== Task to complete ==
Retype only what runs from the beginning of the data through the line with "plt.rcParams['mathtext.bf'] = 'Roboto'"; please omit the pictures and keep every line exact.

== Exercise data ==
- - - -

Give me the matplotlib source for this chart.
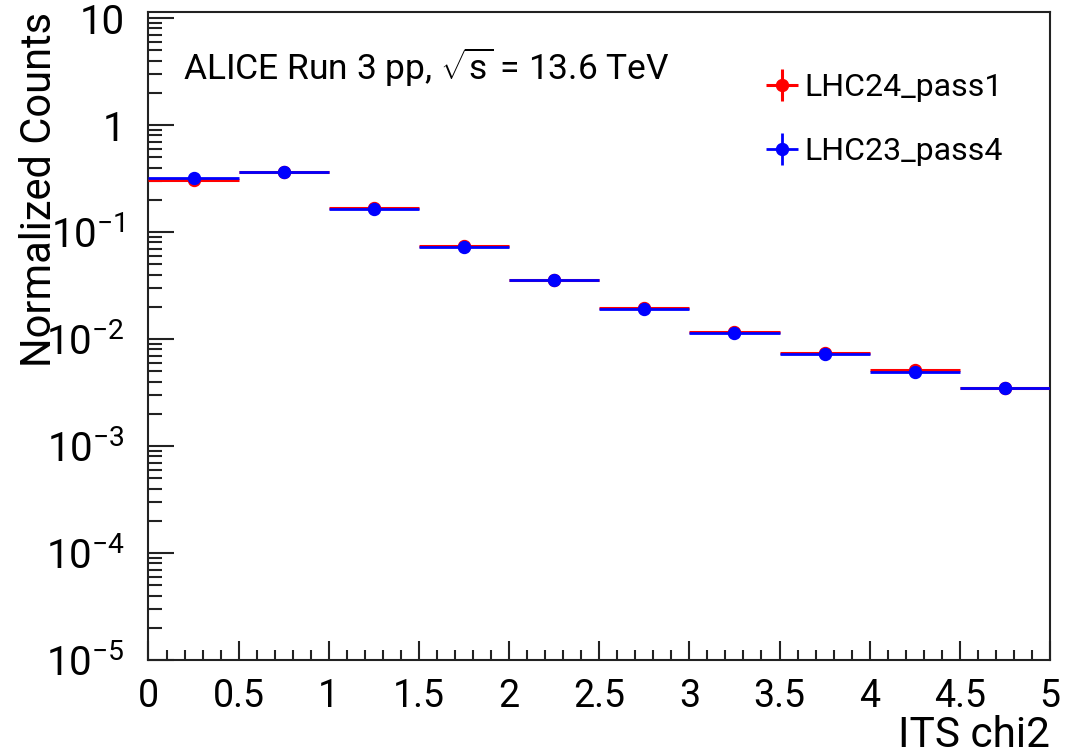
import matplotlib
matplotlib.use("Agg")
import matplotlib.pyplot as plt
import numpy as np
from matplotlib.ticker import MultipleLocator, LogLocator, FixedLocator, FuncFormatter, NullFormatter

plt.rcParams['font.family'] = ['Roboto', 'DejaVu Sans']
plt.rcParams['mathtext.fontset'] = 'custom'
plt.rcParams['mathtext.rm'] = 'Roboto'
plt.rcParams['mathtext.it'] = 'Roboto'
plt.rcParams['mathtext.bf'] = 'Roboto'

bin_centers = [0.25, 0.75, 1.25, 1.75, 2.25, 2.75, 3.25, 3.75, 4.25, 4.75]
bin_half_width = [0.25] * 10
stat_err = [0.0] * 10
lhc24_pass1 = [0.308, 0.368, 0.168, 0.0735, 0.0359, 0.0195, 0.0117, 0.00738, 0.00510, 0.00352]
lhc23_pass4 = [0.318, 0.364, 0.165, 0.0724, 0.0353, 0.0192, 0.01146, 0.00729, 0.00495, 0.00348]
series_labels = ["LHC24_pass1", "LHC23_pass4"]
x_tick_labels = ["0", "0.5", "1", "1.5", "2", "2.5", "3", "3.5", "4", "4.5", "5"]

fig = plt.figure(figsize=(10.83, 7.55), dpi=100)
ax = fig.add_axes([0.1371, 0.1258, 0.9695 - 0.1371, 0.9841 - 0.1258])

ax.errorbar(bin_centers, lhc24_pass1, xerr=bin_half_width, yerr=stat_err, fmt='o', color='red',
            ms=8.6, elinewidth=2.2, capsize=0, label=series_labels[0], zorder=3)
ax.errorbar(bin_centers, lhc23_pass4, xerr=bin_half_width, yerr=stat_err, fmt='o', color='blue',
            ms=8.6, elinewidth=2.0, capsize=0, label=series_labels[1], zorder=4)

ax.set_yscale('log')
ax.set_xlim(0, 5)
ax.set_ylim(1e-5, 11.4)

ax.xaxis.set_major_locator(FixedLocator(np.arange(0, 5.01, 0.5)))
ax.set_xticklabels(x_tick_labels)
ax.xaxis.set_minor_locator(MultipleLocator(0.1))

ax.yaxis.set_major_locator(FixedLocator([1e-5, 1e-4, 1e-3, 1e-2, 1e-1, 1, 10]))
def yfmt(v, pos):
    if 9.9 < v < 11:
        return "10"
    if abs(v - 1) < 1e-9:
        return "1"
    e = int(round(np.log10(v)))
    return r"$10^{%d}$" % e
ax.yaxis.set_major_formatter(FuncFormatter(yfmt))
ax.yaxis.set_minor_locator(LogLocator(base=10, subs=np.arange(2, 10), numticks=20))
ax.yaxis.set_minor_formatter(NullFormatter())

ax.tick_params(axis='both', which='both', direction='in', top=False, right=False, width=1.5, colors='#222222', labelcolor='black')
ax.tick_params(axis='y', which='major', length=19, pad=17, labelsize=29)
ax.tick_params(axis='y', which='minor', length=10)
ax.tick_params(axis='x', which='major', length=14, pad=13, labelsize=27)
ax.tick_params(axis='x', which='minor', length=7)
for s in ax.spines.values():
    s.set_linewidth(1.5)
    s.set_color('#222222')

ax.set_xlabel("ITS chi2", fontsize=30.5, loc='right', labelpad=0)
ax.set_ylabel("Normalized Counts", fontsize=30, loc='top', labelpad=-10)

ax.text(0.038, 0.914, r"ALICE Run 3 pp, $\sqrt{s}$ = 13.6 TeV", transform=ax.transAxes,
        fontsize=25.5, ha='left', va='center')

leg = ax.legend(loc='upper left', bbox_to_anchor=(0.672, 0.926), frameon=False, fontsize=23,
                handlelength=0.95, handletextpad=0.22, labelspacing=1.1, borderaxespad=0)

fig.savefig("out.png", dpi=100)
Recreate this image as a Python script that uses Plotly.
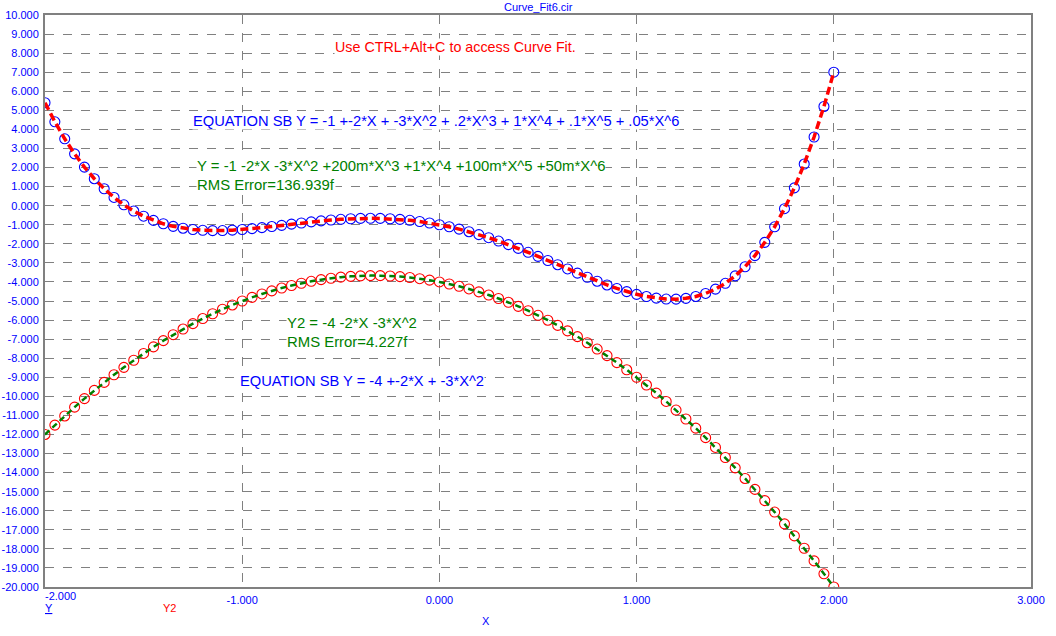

- - - -

== Solution for this exercise ==
Give me the matplotlib source for this chart.
import matplotlib
matplotlib.use("Agg")
import matplotlib.pyplot as plt
import numpy as np
from matplotlib.ticker import MultipleLocator, LogLocator, FixedLocator, FuncFormatter, NullFormatter

plt.rcParams['font.family'] = ['Roboto', 'DejaVu Sans']
plt.rcParams['mathtext.fontset'] = 'custom'
plt.rcParams['mathtext.rm'] = 'Roboto'
plt.rcParams['mathtext.it'] = 'Roboto'
plt.rcParams['mathtext.bf'] = 'Roboto'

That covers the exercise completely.